映画『『アンダルシアの犬』、『黄金時代』
ブニュエルはダリが自分を描いた肖像を気に入っていました。1924年<学生館>時代の作品です。意志の強いマッチョらしく描かれ、後に仲違いしたあと描かれた≪眠り≫と好対照です。

映画制作者としての自立を望むブニュエルは、シナリオにダリの協力を得て、これぞシュルレアリスムと世間を驚倒させた映画『アンダルシアの犬』を制作します。映画の冒頭、女性が見開いた眼をナイフが切り開くシーンがショッキング、ピアノの上に腐敗したロバが乗せられ、それと共に牽引される僧服姿の人物としてダリ自身も出演しています。脈絡がなくショッキングなシーンが連続するこの映画は1929年6月パリで公開され、ピカソ、ル・コルビジェ、マックス・エルンスト、コクトー、ブルトン、マグリットほかそうそうたる観衆が拍手喝采しました。


題名の『『アンダルシアの犬』はアンダルシア出身のロルカを当てこすったもの。その頃シュルレリスム・グループに傾斜し始めたダリとロルカの距離は離れつつありました。
この映画やダリがパリへ自分の絵のサンプルとして持参した≪春の最初の日々≫に興味を抱いたシュルレアリストの面々がグループで、その夏、カダケスにダリを訪問します。その訪問がガラとダリの出会い、また第1回パリ個展に結びつきました。(付記)この作品は、ダリに対するフロイトの『性理論』と『夢判断』』の影響が顕著です。

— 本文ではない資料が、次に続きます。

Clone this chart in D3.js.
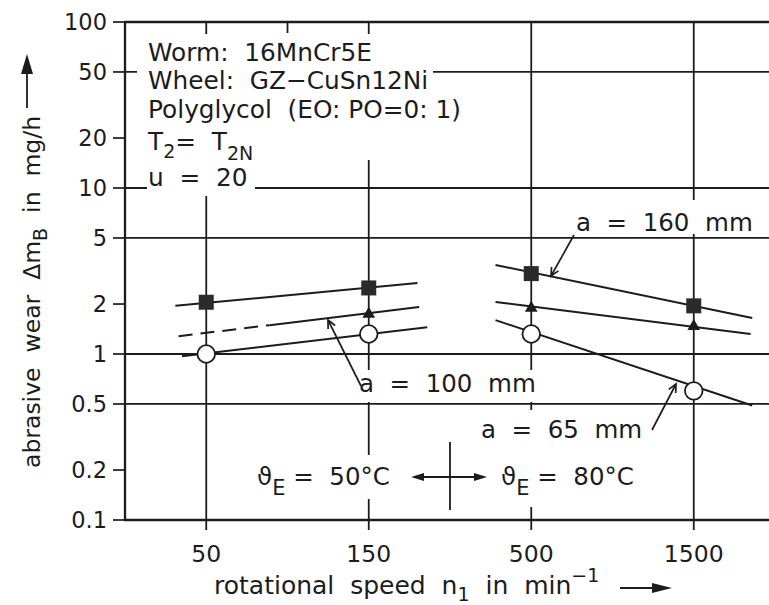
<!DOCTYPE html>
<html><head><meta charset="utf-8">
<script src="https://cdn.jsdelivr.net/npm/d3@7"></script>
<style>
body{margin:0;background:#fff}
svg text{font-family:"DejaVu Sans",sans-serif;fill:#1c1c1c;white-space:pre}
</style></head><body>
<svg id="chart" width="769" height="605"></svg>
<script>
// rotational speed categories (min^-1)
const speeds = ["50", "150", "500", "1500"];
// wear axis ticks (mg/h)
const yTicks = [0.1, 0.2, 0.5, 1, 2, 5, 10, 20, 50, 100];
const yTickLabels = ["0.1", "0.2", "0.5", "1", "2", "5", "10", "20", "50", "100"];
const yGrid = [0.5, 1, 5, 10, 50];
// measured abrasive wear per centre distance a
const wear160 = [2.05, 2.5, 3.05, 1.95];
const wear100 = [null, 1.74, 1.89, 1.47];
const wear65 = [1.0, 1.32, 1.32, 0.6];
// trend lines as [speed index, wear] end points
const trend160at50C = [[-0.19, 1.95], [1.30, 2.68]];
const trend100at50C = [[-0.17, 1.28], [1.31, 1.92]];
const trend65at50C = [[-0.15, 0.97], [1.36, 1.45]];
const trend160at80C = [[1.78, 3.44], [3.36, 1.65]];
const trend100at80C = [[1.78, 2.06], [3.35, 1.32]];
const trend65at80C = [[1.78, 1.60], [3.36, 0.49]];
// the a = 100 mm line is extrapolated (dashed) below this speed index
const extrapolatedBelow = 0.39;

const ink = "#1c1c1c";
const svg = d3.select("#chart");
svg.append("rect").attr("width", 769).attr("height", 605).attr("fill", "#fff");

const pLeft = 125, pRight = 775, pTop = 22, pBottom = 520;
const x = d3.scaleLinear().domain([-0.5, 3.5]).range([pLeft, pRight]);
const y = d3.scaleLog().domain([0.1, 100]).range([pBottom, pTop]);

// grid
const grid = svg.append("g").attr("stroke", ink).attr("stroke-width", 1.8);
grid.selectAll("line.h").data(yGrid).join("line").attr("class", "h")
  .attr("x1", pLeft).attr("x2", pRight)
  .attr("y1", d => y(d)).attr("y2", d => y(d));
grid.selectAll("line.v").data(speeds).join("line").attr("class", "v")
  .attr("x1", (d, i) => x(i)).attr("x2", (d, i) => x(i))
  .attr("y1", pTop).attr("y2", pBottom + 10);
grid.append("line").attr("x1", x(0.5)).attr("x2", x(0.5)).attr("y1", pTop).attr("y2", pTop + 11);

// white boxes behind the text
const knock = [
  [137, 34, 296, 126],
  [147, 158, 108, 38],
  [568, 200, 195, 34],
  [352, 370, 200, 32],
  [478, 410, 172, 97],
  [250, 455, 150, 44]
];
svg.append("g").selectAll("rect").data(knock).join("rect")
  .attr("x", d => d[0]).attr("y", d => d[1]).attr("width", d => d[2]).attr("height", d => d[3])
  .attr("fill", "#fff");

// frame and axis ticks
const frame = svg.append("g").attr("stroke", ink).attr("stroke-width", 2.3).attr("fill", "none");
frame.append("path").attr("d", `M${pRight},${pTop}H${pLeft}V${pBottom}H${pRight}`);
frame.selectAll("line").data(yTicks).join("line")
  .attr("stroke-width", 1.7)
  .attr("x1", pLeft - 12).attr("x2", pLeft)
  .attr("y1", d => y(d)).attr("y2", d => y(d));

svg.append("g").selectAll("text").data(yTicks).join("text")
  .attr("x", 107).attr("y", d => y(d) + 8)
  .attr("text-anchor", "end").attr("font-size", 22.5)
  .text((d, i) => yTickLabels[i]);

svg.append("g").selectAll("text").data(speeds).join("text")
  .attr("x", (d, i) => x(i)).attr("y", 562)
  .attr("text-anchor", "middle").attr("font-size", 23.5)
  .text(d => d);

// trend lines
const line = d3.line().x(d => x(d[0])).y(d => y(d[1]));
const lines = svg.append("g").attr("stroke", ink).attr("stroke-width", 2).attr("fill", "none");
[trend160at50C, trend65at50C, trend160at80C, trend100at80C, trend65at80C].forEach(t =>
  lines.append("path").attr("d", line(t)));
// a = 100 mm at 50 C: dashed where extrapolated, solid elsewhere
{
  const [p0, p1] = trend100at50C;
  const f = (extrapolatedBelow - p0[0]) / (p1[0] - p0[0]);
  const mid = [extrapolatedBelow, Math.pow(10, Math.log10(p0[1]) + f * (Math.log10(p1[1]) - Math.log10(p0[1])))];
  lines.append("path").attr("d", line([p0, mid])).attr("stroke-dasharray", "14 8");
  lines.append("path").attr("d", line([mid, p1]));
}

// markers
const marks = svg.append("g");
marks.selectAll("rect").data(wear160).join("rect")
  .attr("x", (d, i) => x(i) - 7.5).attr("y", d => y(d) - 7.5)
  .attr("width", 15).attr("height", 15).attr("fill", "#2b2b2b");
const tri = d3.symbol().type(d3.symbolTriangle).size(70);
marks.selectAll("path").data(wear100.map((v, i) => [i, v]).filter(d => d[1] != null)).join("path")
  .attr("d", tri).attr("transform", d => `translate(${x(d[0])},${y(d[1])})`)
  .attr("fill", ink);
marks.selectAll("circle").data(wear65).join("circle")
  .attr("cx", (d, i) => x(i)).attr("cy", d => y(d)).attr("r", 8.8)
  .attr("fill", "#fff").attr("stroke", ink).attr("stroke-width", 1.8);

// annotations
const ann = svg.append("g").attr("font-size", 24.5);
function leader(x1, y1, x2, y2) {
  const g = svg.append("g").attr("stroke", ink).attr("stroke-width", 1.7).attr("fill", "none");
  g.append("line").attr("x1", x1).attr("y1", y1).attr("x2", x2).attr("y2", y2);
  const a = Math.atan2(y1 - y2, x1 - x2), s = 9, w = 0.45;
  g.append("path").attr("d",
    `M${x2 + s * Math.cos(a - w)},${y2 + s * Math.sin(a - w)}L${x2},${y2}L${x2 + s * Math.cos(a + w)},${y2 + s * Math.sin(a + w)}`);
}
ann.append("text").attr("x", 576).attr("y", 231).text("a  =  160  mm");
leader(574, 235, 551, 276);
ann.append("text").attr("x", 359).attr("y", 392).text("a  =  100  mm");
leader(361, 386, 328, 320);
ann.append("text").attr("x", 481).attr("y", 438).text("a  =  65  mm");
leader(652, 430, 676, 384);

// operating temperature regions
const t50 = ann.append("text").attr("x", 257).attr("y", 485);
t50.append("tspan").text("ϑ");
t50.append("tspan").attr("dy", 10).attr("font-size", 21).text("E");
t50.append("tspan").attr("dy", -10).text(" =  50°C");
const t80 = ann.append("text").attr("x", 501).attr("y", 485);
t80.append("tspan").text("ϑ");
t80.append("tspan").attr("dy", 10).attr("font-size", 21).text("E");
t80.append("tspan").attr("dy", -10).text(" =  80°C");

const sep = svg.append("g").attr("stroke", ink).attr("stroke-width", 1.8);
sep.append("line").attr("x1", x(1.5)).attr("x2", x(1.5)).attr("y1", 442).attr("y2", 510);
sep.append("line").attr("x1", 418).attr("x2", 480).attr("y1", 477).attr("y2", 477);
svg.append("path").attr("fill", ink)
  .attr("d", "M411,477l13,-4v8z M487,477l-13,-4v8z");

// test conditions
const info = svg.append("g").attr("font-size", 24.8);
info.append("text").attr("x", 148).attr("y", 61).text("Worm:  16MnCr5E");
info.append("text").attr("x", 148).attr("y", 89).text("Wheel:  GZ−CuSn12Ni");
info.append("text").attr("x", 148).attr("y", 118).text("Polyglycol  (EO: PO=0: 1)");
const tl = info.append("text").attr("x", 148).attr("y", 150);
tl.append("tspan").text("T");
tl.append("tspan").attr("dy", 8).attr("font-size", 19).text("2");
tl.append("tspan").attr("dy", -8).text("=  T");
tl.append("tspan").attr("dy", 10).attr("font-size", 19).text("2N");
info.append("text").attr("x", 148).attr("y", 186).text("u  =  20");

// axis titles
const xt = svg.append("text").attr("x", 214).attr("y", 594).attr("font-size", 25);
xt.append("tspan").text("rotational  speed  n");
xt.append("tspan").attr("dy", 7).attr("font-size", 19).text("1");
xt.append("tspan").attr("dy", -7).text("  in  min");
xt.append("tspan").attr("dy", -12).attr("font-size", 19).text("−1");
svg.append("line").attr("x1", 620).attr("x2", 655).attr("y1", 588).attr("y2", 588)
  .attr("stroke", ink).attr("stroke-width", 1.8);
svg.append("path").attr("fill", ink).attr("d", "M672,588l-20,-5v10z");

const yt = svg.append("text").attr("transform", "translate(40,468) rotate(-90)").attr("font-size", 23.5);
yt.append("tspan").text("abrasive  wear  Δm");
yt.append("tspan").attr("dy", 7).attr("font-size", 19).text("B");
yt.append("tspan").attr("dy", -7).text("  in  mg/h");
svg.append("line").attr("x1", 27).attr("x2", 27).attr("y1", 108).attr("y2", 70)
  .attr("stroke", ink).attr("stroke-width", 1.8);
svg.append("path").attr("fill", ink).attr("d", "M27,54l-6,20h12z");
</script>
</body></html>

その詳細についは前掲松岡論文(2)ご参照ください。

1930年、ブニュエルはサド侯爵の縁ににつながるノアイユ夫妻の資金援助を得て新しいシュルレアリスム映画の制作に着手し、そのシナリオ作成にダリも参加しました。『黄金時代』とタイトルをつけたその映画はその年パリで公開されましたがその反宗教的な描写がスキャンダルとなり、ダリは共同制作者として世間の攻撃にさらされます。一方ブニュエルはMGMの誘いを受けハリウッドに出発していました。


独りパリに残され、攻撃を一身に受けたたダリは恨みをいだき、後年の1937年ブニュエルの風貌で≪眠り≫を描きました。この作品は、当時NYにいたブニュエルの目に触れるよう展示されました。

ダリは、後年ハリウッドから映画制作に関係することを要請されます。その中で有名なのは、絶頂期のイングリッド・バーグマンとグレゴリー・ペックが主演し、ヒッチコックが監督、セルズニックがプロデュースした『白い恐怖』(原題Spellbound)です。この映画は記憶喪失を扱ったサイコスリラーで、主人公の幻想シーンにダリは文字通り「目玉」として協力しました。